[WRITTEN PROBLEM] Everything from the first line of the data through the line with "plt.rcParams['font.family'] = ['Liberation" is to be echoed exactly, minus the pictures.

• • • • • • •

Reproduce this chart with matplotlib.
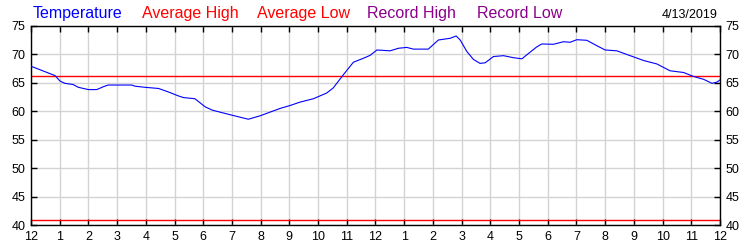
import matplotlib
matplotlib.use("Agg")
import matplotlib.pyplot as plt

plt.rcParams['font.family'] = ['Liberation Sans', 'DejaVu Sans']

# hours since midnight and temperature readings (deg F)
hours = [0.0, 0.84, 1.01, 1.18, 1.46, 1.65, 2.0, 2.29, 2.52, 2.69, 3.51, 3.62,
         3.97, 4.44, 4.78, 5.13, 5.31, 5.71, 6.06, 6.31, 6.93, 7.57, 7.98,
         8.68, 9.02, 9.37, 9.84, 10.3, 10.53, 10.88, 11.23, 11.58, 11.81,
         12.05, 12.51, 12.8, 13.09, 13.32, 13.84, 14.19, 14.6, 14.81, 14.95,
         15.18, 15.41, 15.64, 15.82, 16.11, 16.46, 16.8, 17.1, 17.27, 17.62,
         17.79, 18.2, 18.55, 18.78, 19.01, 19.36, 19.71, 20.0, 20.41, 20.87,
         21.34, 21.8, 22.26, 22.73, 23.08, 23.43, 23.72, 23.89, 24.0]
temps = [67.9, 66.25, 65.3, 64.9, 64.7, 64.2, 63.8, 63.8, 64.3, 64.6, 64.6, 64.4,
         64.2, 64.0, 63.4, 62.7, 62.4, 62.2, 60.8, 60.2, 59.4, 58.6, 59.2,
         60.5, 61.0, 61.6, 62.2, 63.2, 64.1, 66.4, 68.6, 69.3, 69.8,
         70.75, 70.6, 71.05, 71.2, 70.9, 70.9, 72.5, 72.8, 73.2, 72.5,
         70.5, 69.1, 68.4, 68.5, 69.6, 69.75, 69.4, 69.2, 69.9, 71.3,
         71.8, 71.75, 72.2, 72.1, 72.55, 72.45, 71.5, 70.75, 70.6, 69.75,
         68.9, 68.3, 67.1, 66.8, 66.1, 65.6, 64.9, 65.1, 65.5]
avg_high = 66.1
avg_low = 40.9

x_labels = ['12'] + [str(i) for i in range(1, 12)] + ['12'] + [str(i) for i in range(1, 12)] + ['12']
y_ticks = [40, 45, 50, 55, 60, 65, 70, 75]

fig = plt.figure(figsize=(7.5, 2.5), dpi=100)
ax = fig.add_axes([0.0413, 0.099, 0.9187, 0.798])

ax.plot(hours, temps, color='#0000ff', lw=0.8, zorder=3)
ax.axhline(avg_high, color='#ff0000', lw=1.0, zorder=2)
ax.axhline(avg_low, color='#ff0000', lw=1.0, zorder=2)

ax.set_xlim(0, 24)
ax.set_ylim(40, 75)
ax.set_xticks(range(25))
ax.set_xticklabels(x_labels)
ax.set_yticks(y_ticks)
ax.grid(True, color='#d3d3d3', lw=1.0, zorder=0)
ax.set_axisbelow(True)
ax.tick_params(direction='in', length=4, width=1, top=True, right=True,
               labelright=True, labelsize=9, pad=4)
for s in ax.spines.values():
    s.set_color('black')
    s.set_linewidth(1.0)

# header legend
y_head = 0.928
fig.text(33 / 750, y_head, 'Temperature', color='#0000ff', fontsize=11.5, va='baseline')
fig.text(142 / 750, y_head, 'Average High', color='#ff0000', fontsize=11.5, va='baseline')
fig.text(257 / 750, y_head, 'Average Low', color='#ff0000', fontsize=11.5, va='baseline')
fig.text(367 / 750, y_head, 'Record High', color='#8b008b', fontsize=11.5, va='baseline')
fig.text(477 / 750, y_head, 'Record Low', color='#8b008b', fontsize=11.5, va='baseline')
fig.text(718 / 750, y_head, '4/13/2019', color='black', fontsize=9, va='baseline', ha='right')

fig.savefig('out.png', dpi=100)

• • • • • • •

[CORRECT RESULT]
Reproduce this chart with matplotlib.
import matplotlib
matplotlib.use("Agg")
import matplotlib.pyplot as plt

plt.rcParams['font.family'] = ['Liberation Sans', 'DejaVu Sans']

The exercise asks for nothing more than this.